Question: Who is the intended audience?
Answer: According to the Bureau of Labor Statistics, “34% of businesses were no longer in existence two years after their birth and more than half were gone within four years.” To what do most business owners attribute their “failure” to? Lack of capital. Solving the Capital Equation: Financing Solutions for Small Businesses provides the small business owner and those working with them with financing knowledge.
This book is targets small business owners whose companies generate revenues of $300,000 to $20 million. It discusses how to access capital for growth – hiring management, paying for marketing and advertising, purchasing equipment, etc. If you are considering starting a business or buying into a franchise, you too can benefit from understanding what options exist to grow a business. In addition, some of the sources referenced in the book can work well as sources of start-up capital. Finally, the book presents a number of financing options for those who are considering acquiring an existing business.
Q: What is the book about?
A: Solving the Capital Equation is unique. Lots of small business financing books write about bank financings and how to pursue it, and other fairly apparent finance sources. Solving the Capital Equation describes options in details. For example, in the book’s discussion of banks, it covers them all – from large central banks to regional to local to minority-owned – and when it makes more sense to choose one over the other. The book covers everything from factoring and equipment loans to going public via hedge funds.

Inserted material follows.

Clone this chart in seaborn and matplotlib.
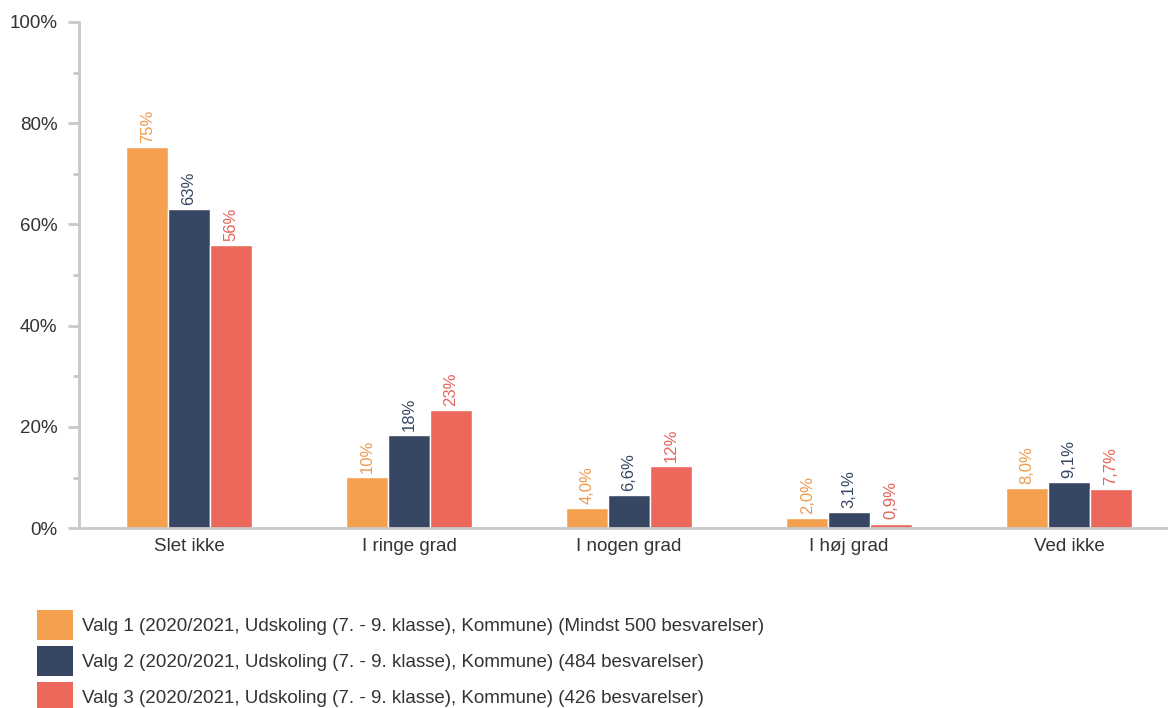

Solving the Capital Equation’s real-life examples and easy-to-follow case studies take you through the process and provide step-by-step alternatives for financing your business. It provides actionable and practical advice for solving your financing issues and a roadmap through the potentially confusing process for securing capital for any company.
Q: Why are you the best person to write this book?
A: I have served as a business advisor to small to medium businesses with revenues of $500,000 to $80 Million and now provide interim management services to this same group. I have acquisition experience – I purchased one company, am pursuing other acquisitions, and advise on acquisitions. Over the last four years I have helped companies obtain over $20 Million in financing and over $31 Million in contracts and purchase orders. I also have an MBA in Finance and Entrepreneurial Management from the Wharton School of Business at the University of Pennsylvania. In prior positions I evaluated and valued small companies and led investments in or purchases of small companies.
But the main reason I believe I am the best person to write this book is because I kept getting the same questions as well as seeing companies make the same mistakes over and over again, simply because they were not aware of all their alternatives. So I wrote the book.
The idea to write the book took seed when I created a Financial Roundtable Forum hosting expert speakers on a monthly basis to discuss the ins-and-outs of financing options. Once a year we produced multi-person debt panels and equity panels where experts fielded questions from the audience. I also spoke at a number of small business-related association meetings and conferences. Once again, I kept answering the same questions providing illustrations and examples to help elucidate the issues and alternatives to clients and audience members. I started writing down these answers, which evolved into writing Solving the Capital Equation: Financing Solutions for Small Businesses.
Q: How is this book different from other books on this topic?
A: Solving the Capital Equation: Financing Solutions for Small Businesses sets itself apart by presenting case studies to illustrate common problems and solutions to those problems. There are over 25 case studies of different types of companies – service, manufacturing, distribution – in various stages of maturity and growth. Another way the book distinguishes itself is by presenting various scenarios of when to use each financing option. In addition, a portion of the book is devoted to listing a variety of options to consider as the business matures and grows, given the type of business.
There are many books on the market that talk about approaching banks, pursuing grants, or using private placements to raise money. These all walk through the how-to but none address the when or why nor do they provide examples. Most business owners have not been in school for some time yet the finance books use a more academic approach. Those who are out there living what’s in books do best when presented with knowledge formatted in the way they live and learn. That’s what this book provides.
Q: Is there anything else we should know about this book?
A: Solving the Capital Equation assists company leaders in finding answers to whom, what, when and how to finance their small- to medium-sized businesses. Straightforward and simple to understand, the book guides readers through complex issues in an intelligent and useful manner.